When you have it, make sure that all the inputs are properly on the same GPU.
make sure that all the inputs are properly on the same GPU.
The inputs and the labels(for calculating losses) are in device[cuda:3].
I’ve enabled the anomaly detection by adding this line.
torch.autograd.set_detect_anomaly(True)
The warning was appeared as below:
Warning: Traceback of forward call that caused the error:
File "train.py", line 77, in <module>
main()
File "train.py", line 70, in main
trainer.train()
File "../../utils/trainer.py", line 186, in train
self.train_iteration()
File "../../utils/trainer.py", line 162, in train_iteration
output = self.model(train_data)
File "/home/xxx/.local/lib/python3.7/site-packages/torch/nn/modules/module.py", line 532, in __call__
result = self.forward(*input, **kwargs)
File "../../models/model.py", line 64, in forward
return torch.cat(outputs, 1).cuda(dev)
(print_stack at /pytorch/torch/csrc/autograd/python_anomaly_mode.cpp:57)

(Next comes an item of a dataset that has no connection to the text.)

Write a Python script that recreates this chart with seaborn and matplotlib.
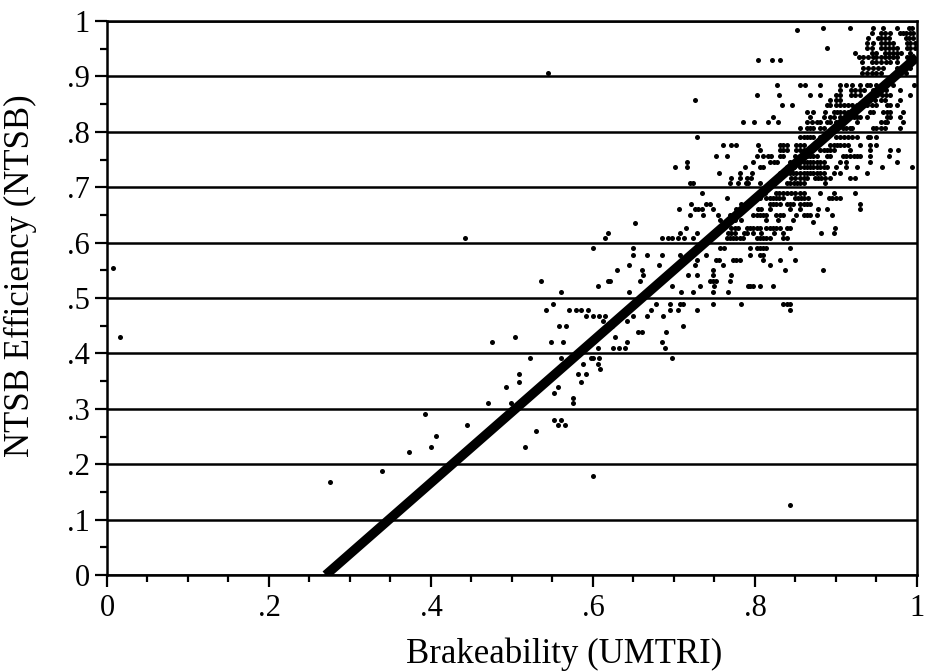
import matplotlib

matplotlib.use("Agg", force=True)
import matplotlib.pyplot as plt
import pandas as pd
import seaborn as sns
from matplotlib.ticker import FixedLocator, MultipleLocator

# scanned scatter: rows of points share (roughly) the same NTSB efficiency value
ROW_Y = [
    0.987, 0.984, 0.978, 0.969, 0.96, 0.951, 0.942, 0.935, 0.93, 0.926, 0.915, 0.906,
    0.884, 0.875, 0.866, 0.857, 0.848, 0.836, 0.827, 0.818, 0.807,
    0.79, 0.776, 0.767, 0.757, 0.746, 0.737, 0.726, 0.717, 0.708,
    0.69, 0.68, 0.67, 0.66, 0.65, 0.641, 0.637, 0.635, 0.626, 0.617, 0.608,
    0.59, 0.578, 0.569, 0.56, 0.555, 0.55, 0.541, 0.531, 0.522, 0.511,
    0.49, 0.478, 0.468, 0.459, 0.449, 0.439, 0.43, 0.421, 0.41,
    0.392, 0.381, 0.372, 0.363, 0.348, 0.339, 0.329, 0.319, 0.31,
    0.29, 0.28, 0.271, 0.26, 0.251, 0.231, 0.222, 0.188, 0.179, 0.168, 0.126,
]

ROW_X = [
    [0.884, 0.917, 0.946, 0.958, 0.975, 0.99, 0.994],
    [0.852],
    [0.944, 0.955, 0.96, 0.967, 0.979, 0.983, 0.987, 0.991, 0.995],
    [0.94, 0.952, 0.956, 0.96, 0.965, 0.986, 0.99, 0.995],
    [0.938, 0.946, 0.956, 0.96, 0.965, 0.97, 0.988, 0.992, 0.997],
    [0.889, 0.938, 0.944, 0.955, 0.96, 0.965, 0.97, 0.975, 0.988, 0.992, 0.997],
    [0.924, 0.944, 0.95, 0.96, 0.965, 0.97, 0.975, 0.98, 0.991],
    [0.928, 0.934, 0.94, 0.946, 0.95, 0.955, 0.96, 0.965, 0.97, 0.975, 0.988, 0.991],
    [0.804, 0.821, 0.831],
    [0.932, 0.944, 0.95, 0.955, 0.962, 0.967, 0.975, 0.991],
    [0.934, 0.94, 0.946, 0.952, 0.958, 0.975, 0.991],
    [0.545, 0.932, 0.938, 0.944, 0.95, 0.956, 0.977, 0.987],
    [0.827, 0.856, 0.862, 0.88, 0.905, 0.913, 0.92, 0.93, 0.938, 0.942, 0.95, 0.956, 0.971, 0.996],
    [0.905, 0.918, 0.924, 0.93, 0.935, 0.946, 0.951, 0.957, 0.962, 0.979],
    [0.802, 0.83, 0.868, 0.88, 0.9, 0.905, 0.918, 0.924, 0.93, 0.951, 0.957, 0.962, 0.967, 0.991],
    [0.726, 0.893, 0.9, 0.905, 0.942, 0.948, 0.955, 0.96, 0.979],
    [0.833, 0.846, 0.889, 0.893, 0.9, 0.905, 0.91, 0.915, 0.92, 0.926, 0.938, 0.944, 0.95, 0.963, 0.967, 0.975],
    [0.864, 0.872, 0.887, 0.897, 0.901, 0.905, 0.91, 0.915, 0.925, 0.942, 0.946, 0.958, 0.963, 0.967, 0.983],
    [0.822, 0.868, 0.885, 0.893, 0.898, 0.905, 0.917, 0.922, 0.926, 0.93, 0.938, 0.963, 0.967, 0.979],
    [0.785, 0.799, 0.816, 0.828, 0.864, 0.87, 0.876, 0.88, 0.889, 0.893, 0.9, 0.926, 0.955, 0.96, 0.963, 0.983],
    [0.855, 0.864, 0.868, 0.872, 0.88, 0.885, 0.909, 0.913, 0.917, 0.92, 0.946, 0.95, 0.955, 0.96, 0.979],
    [0.728, 0.855, 0.86, 0.864, 0.868, 0.872, 0.88, 0.9, 0.905, 0.91, 0.915, 0.92, 0.926, 0.94, 0.942, 0.95],
    [0.761, 0.771, 0.776, 0.804, 0.831, 0.835, 0.84, 0.851, 0.855, 0.86, 0.893, 0.897, 0.901, 0.905, 0.91,
     0.915, 0.93, 0.942, 0.95],
    [0.806, 0.831, 0.835, 0.84, 0.851, 0.856, 0.861, 0.88, 0.885, 0.889, 0.893, 0.897, 0.917, 0.942, 0.967, 0.977],
    [0.752, 0.765, 0.802, 0.81, 0.816, 0.82, 0.831, 0.835, 0.85, 0.855, 0.86, 0.864, 0.868, 0.872, 0.877,
     0.889, 0.893, 0.909, 0.913, 0.917, 0.922, 0.926, 0.93, 0.942, 0.965],
    [0.716, 0.798, 0.818, 0.823, 0.827, 0.843, 0.847, 0.851, 0.856, 0.86, 0.864, 0.868, 0.872, 0.876, 0.88,
     0.885, 0.905, 0.913, 0.942, 0.975],
    [0.701, 0.716, 0.788, 0.806, 0.81, 0.839, 0.843, 0.848, 0.856, 0.86, 0.864, 0.868, 0.872, 0.876, 0.88,
     0.885, 0.889, 0.9, 0.913, 0.926, 0.957, 0.994],
    [0.756, 0.781, 0.796, 0.831, 0.843, 0.847, 0.851, 0.856, 0.86, 0.864, 0.868, 0.872, 0.876, 0.88, 0.885,
     0.897, 0.905, 0.938],
    [0.771, 0.781, 0.79, 0.795, 0.845, 0.85, 0.855, 0.86, 0.864, 0.874, 0.878, 0.882, 0.887, 0.893, 0.917, 0.924],
    [0.72, 0.724, 0.769, 0.779, 0.789, 0.792, 0.806, 0.839, 0.843, 0.848, 0.852, 0.856, 0.86, 0.887],
    [0.734, 0.812, 0.826, 0.83, 0.835, 0.84, 0.845, 0.85, 0.855, 0.86, 0.88, 0.897, 0.924],
    [0.765, 0.806, 0.814, 0.818, 0.822, 0.826, 0.83, 0.835, 0.849, 0.853, 0.857, 0.861, 0.866, 0.891, 0.895,
     0.9, 0.905],
    [0.721, 0.74, 0.744, 0.783, 0.818, 0.822, 0.826, 0.831, 0.839, 0.843, 0.847, 0.856, 0.86, 0.864, 0.868, 0.93],
    [0.706, 0.726, 0.73, 0.735, 0.748, 0.777, 0.804, 0.808, 0.819, 0.843, 0.856, 0.878, 0.889, 0.93],
    [0.72, 0.736, 0.754, 0.769, 0.798, 0.802, 0.806, 0.81, 0.814, 0.826, 0.831, 0.835, 0.851, 0.86, 0.864,
     0.868, 0.876, 0.895],
    [0.757, 0.775, 0.783, 0.814, 0.828, 0.847],
    [0.872],
    [0.652],
    [0.715, 0.771, 0.775, 0.779, 0.79, 0.794, 0.798, 0.802, 0.806, 0.814, 0.818, 0.822, 0.826, 0.831, 0.839,
     0.843, 0.899],
    [0.619, 0.707, 0.728, 0.767, 0.771, 0.775, 0.786, 0.79, 0.798, 0.808, 0.823, 0.835, 0.882, 0.897],
    [0.442, 0.615, 0.685, 0.693, 0.697, 0.705, 0.712, 0.724, 0.765, 0.769, 0.773, 0.777, 0.781, 0.785, 0.802,
     0.806, 0.81, 0.814, 0.818, 0.835, 0.839],
    [0.6, 0.649, 0.732, 0.757, 0.762, 0.794, 0.802, 0.806, 0.81, 0.814, 0.843],
    [0.649, 0.667, 0.685, 0.707, 0.74, 0.794, 0.806, 0.81],
    [0.715, 0.728, 0.752, 0.756, 0.773, 0.777, 0.781, 0.81, 0.831, 0.849],
    [0.644, 0.682, 0.726, 0.761, 0.818],
    [0.007],
    [0.63, 0.66, 0.748, 0.837, 0.884],
    [0.662, 0.717, 0.728, 0.748, 0.771],
    [0.536, 0.618, 0.621, 0.658, 0.744, 0.748, 0.752, 0.769],
    [0.606, 0.697, 0.732, 0.75, 0.791, 0.794, 0.798, 0.806, 0.822],
    [0.561, 0.645, 0.709, 0.724, 0.748, 0.767],
    [0.551, 0.678, 0.695, 0.707, 0.711, 0.748, 0.783, 0.835, 0.839, 0.843],
    [0.542, 0.571, 0.579, 0.585, 0.594, 0.672, 0.695, 0.705, 0.728, 0.843],
    [0.591, 0.6, 0.607, 0.615, 0.649, 0.667, 0.687],
    [0.612, 0.642],
    [0.558, 0.567, 0.623, 0.711],
    [0.656, 0.66, 0.69],
    [0.016, 0.504, 0.627],
    [0.475, 0.548, 0.563, 0.6, 0.642, 0.685],
    [0.606, 0.625, 0.632, 0.639, 0.689],
    [0.522, 0.561, 0.598, 0.6, 0.608, 0.697],
    [0.588, 0.606],
    [0.609],
    [0.509, 0.582, 0.591],
    [0.509, 0.585],
    [0.493, 0.557],
    [0.552],
    [0.575],
    [0.471, 0.499, 0.575],
    [0.393],
    [0.552, 0.561],
    [0.444, 0.557, 0.566],
    [0.53],
    [0.406],
    [0.4, 0.516],
    [0.373],
    [0.34],
    [0.6],
    [0.275],
    [0.843],
]

# fitted line drawn over the points
LINE_X = [0.27, 1.0]
LINE_Y = [0.0, 0.935]

X_TICKS = [0.0, 0.2, 0.4, 0.6, 0.8, 1.0]
X_LABELS = ["0", ".2", ".4", ".6", ".8", "1"]
Y_TICKS = [0.0, 0.1, 0.2, 0.3, 0.4, 0.5, 0.6, 0.7, 0.8, 0.9, 1.0]
Y_LABELS = ["0", ".1", ".2", ".3", ".4", ".5", ".6", ".7", ".8", ".9", "1"]


def build_points() -> pd.DataFrame:
    rows = []
    for y, xs in zip(ROW_Y, ROW_X):
        for x in xs:
            rows.append({"brakeability": x, "efficiency": y})
    return pd.DataFrame(rows)


def main() -> None:
    sns.set_theme(style="white")
    plt.rcParams["font.family"] = ["Liberation Serif", "DejaVu Serif"]

    fig = plt.figure(figsize=(9.28, 6.71), dpi=100)
    ax = fig.add_axes([0.1153, 0.143, 0.8728, 0.8257])

    pts = build_points()
    sns.scatterplot(data=pts, x="brakeability", y="efficiency", ax=ax,
                    color="black", s=13, linewidth=0, zorder=3)
    line = pd.DataFrame({"x": LINE_X, "y": LINE_Y})
    sns.lineplot(data=line, x="x", y="y", ax=ax, color="black",
                 linewidth=6.8, solid_capstyle="butt", zorder=4)

    ax.set_xlim(0, 1)
    ax.set_ylim(0, 1)
    ax.xaxis.set_major_locator(FixedLocator(X_TICKS))
    ax.yaxis.set_major_locator(FixedLocator(Y_TICKS))
    ax.set_xticklabels(X_LABELS)
    ax.set_yticklabels(Y_LABELS)
    ax.xaxis.set_minor_locator(MultipleLocator(0.05))
    ax.yaxis.set_minor_locator(MultipleLocator(0.05))

    ax.yaxis.grid(True, which="major", color="black", linewidth=1.8)
    ax.xaxis.grid(False)
    ax.set_axisbelow(True)
    for spine in ax.spines.values():
        spine.set_color("black")
        spine.set_linewidth(1.8)

    ax.tick_params(axis="both", which="major", direction="out", length=8.5,
                   width=1.6, color="black", labelsize=22, labelcolor="black",
                   bottom=True, left=True)
    ax.tick_params(axis="both", which="minor", direction="out", length=5,
                   width=1.6, color="black", bottom=True, left=True)
    ax.tick_params(axis="x", which="major", pad=5)
    ax.tick_params(axis="y", which="major", pad=4)

    ax.set_xlabel("Brakeability (UMTRI)", fontsize=25, color="black")
    ax.set_ylabel("NTSB Efficiency (NTSB)", fontsize=25, color="black")
    ax.xaxis.set_label_coords(0.565, -0.113)
    ax.yaxis.set_label_coords(-0.087, 0.54)

    fig.savefig("out.png", dpi=100)
    plt.close(fig)


if __name__ == "__main__":
    main()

You should make sure that all the inputs are on the same device before giving them to cat. I am surprised cat did not raise an error during the forward…
Sorry, I’ve tried to make all of inputs to be on the same device.
by changing
return torch.cat(outputs, 1).cuda(dev)
to
return torch.cat([o.cuda(dev) for o in outputs], 1).cuda(dev)

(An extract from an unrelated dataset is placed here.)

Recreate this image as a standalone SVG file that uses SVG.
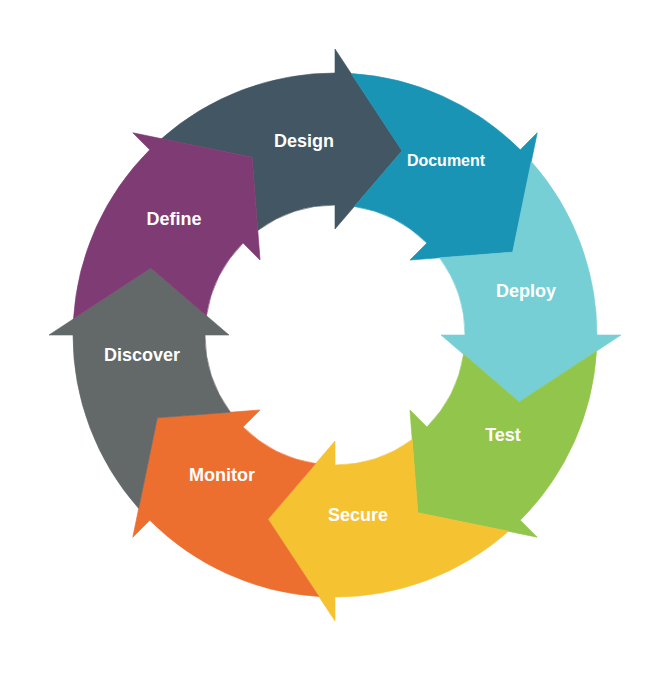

All of tensors will be on cuda:3 before cat.
But it raise a new error. Is it necessary to compute loss separately in each output? (Because it’s in separate device)
RuntimeError: expected device cuda:3 but got device cuda:2
and below is the new anomaly detect warning:
Warning: Traceback of forward call that caused the error:
File "train.py", line 77, in <module>
main()
File "train.py", line 70, in main
trainer.train()
File "../../utils/trainer.py", line 186, in train
self.train_iteration()
File "../../utils/trainer.py", line 162, in train_iteration
output = self.model(train_data)
File "/home/xxx/.local/lib/python3.7/site-packages/torch/nn/modules/module.py", line 532, in __call__
result = self.forward(*input, **kwargs)
File "../../models/mrunet/model.py", line 58, in forward
x = self.outConv(x).cuda(dev)
File "/home/xxx/.local/lib/python3.7/site-packages/torch/nn/modules/module.py", line 532, in __call__
result = self.forward(*input, **kwargs)
File "/home/xxx/.local/lib/python3.7/site-packages/torch/nn/modules/conv.py", line 345, in forward
return self.conv2d_forward(input, self.weight)

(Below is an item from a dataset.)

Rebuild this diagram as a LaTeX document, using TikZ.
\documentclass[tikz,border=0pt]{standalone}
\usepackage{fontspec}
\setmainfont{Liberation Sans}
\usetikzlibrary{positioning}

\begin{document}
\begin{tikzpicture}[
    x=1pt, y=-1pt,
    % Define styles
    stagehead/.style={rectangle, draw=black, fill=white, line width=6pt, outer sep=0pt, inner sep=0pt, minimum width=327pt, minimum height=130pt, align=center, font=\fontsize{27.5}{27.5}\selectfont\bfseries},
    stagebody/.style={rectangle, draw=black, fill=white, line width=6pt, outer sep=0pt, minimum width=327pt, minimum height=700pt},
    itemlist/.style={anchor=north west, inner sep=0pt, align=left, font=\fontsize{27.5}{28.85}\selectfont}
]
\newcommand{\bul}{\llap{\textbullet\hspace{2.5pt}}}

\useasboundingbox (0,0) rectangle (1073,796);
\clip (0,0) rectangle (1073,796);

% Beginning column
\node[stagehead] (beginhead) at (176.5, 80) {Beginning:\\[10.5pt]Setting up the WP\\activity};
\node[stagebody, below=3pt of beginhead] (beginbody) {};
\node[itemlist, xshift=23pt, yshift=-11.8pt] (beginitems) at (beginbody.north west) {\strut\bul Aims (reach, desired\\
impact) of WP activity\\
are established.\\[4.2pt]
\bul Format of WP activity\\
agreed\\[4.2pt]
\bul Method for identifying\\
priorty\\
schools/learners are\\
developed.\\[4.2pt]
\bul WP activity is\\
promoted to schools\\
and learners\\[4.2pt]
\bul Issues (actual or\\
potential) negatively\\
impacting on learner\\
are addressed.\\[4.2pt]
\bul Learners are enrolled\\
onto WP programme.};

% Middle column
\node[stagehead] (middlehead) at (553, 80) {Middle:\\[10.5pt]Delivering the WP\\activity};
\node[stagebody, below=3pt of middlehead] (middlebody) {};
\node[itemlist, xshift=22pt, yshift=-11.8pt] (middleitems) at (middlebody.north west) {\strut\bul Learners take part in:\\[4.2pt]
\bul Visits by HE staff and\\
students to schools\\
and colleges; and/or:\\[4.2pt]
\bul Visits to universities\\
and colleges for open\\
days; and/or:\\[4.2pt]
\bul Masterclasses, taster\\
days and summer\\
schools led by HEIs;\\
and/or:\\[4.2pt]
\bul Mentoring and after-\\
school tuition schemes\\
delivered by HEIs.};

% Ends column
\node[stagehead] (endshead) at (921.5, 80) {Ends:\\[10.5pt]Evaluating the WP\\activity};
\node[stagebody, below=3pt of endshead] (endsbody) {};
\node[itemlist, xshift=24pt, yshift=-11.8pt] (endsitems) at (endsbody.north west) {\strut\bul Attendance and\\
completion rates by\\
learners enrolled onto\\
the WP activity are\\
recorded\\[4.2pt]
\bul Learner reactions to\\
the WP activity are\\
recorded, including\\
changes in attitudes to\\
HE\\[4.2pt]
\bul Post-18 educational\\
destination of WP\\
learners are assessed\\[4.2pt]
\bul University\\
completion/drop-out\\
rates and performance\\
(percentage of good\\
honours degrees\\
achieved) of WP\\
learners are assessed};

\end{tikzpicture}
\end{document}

File "/home/xxx/.local/lib/python3.7/site-packages/torch/nn/modules/conv.py", line 342, in conv2d_forward
self.padding, self.dilation, self.groups)
(print_stack at /pytorch/torch/csrc/autograd/python_anomaly_mode.cpp:57)
Well when you concatenate the Tensor, you will end up with a single Tensor. That single Tensor can be only on a single device, So you already compute the loss on a single device no?
@ptrblck do we automatically send Tensors accross devices in torch.cat? That sounds wrong no?
I think this is the case. Here the output tensor will be initialized with the device (options) of the first tensor.
The device check is here and dispatches to parallel_cat.
If different devices are found (or any other condition returns false), the copy_ should push the tensors to the first device in these lines of code.
Well the issue is that the backward formula has not been updated to reflect this… You can see here that it assumes that all inputs are on the same device.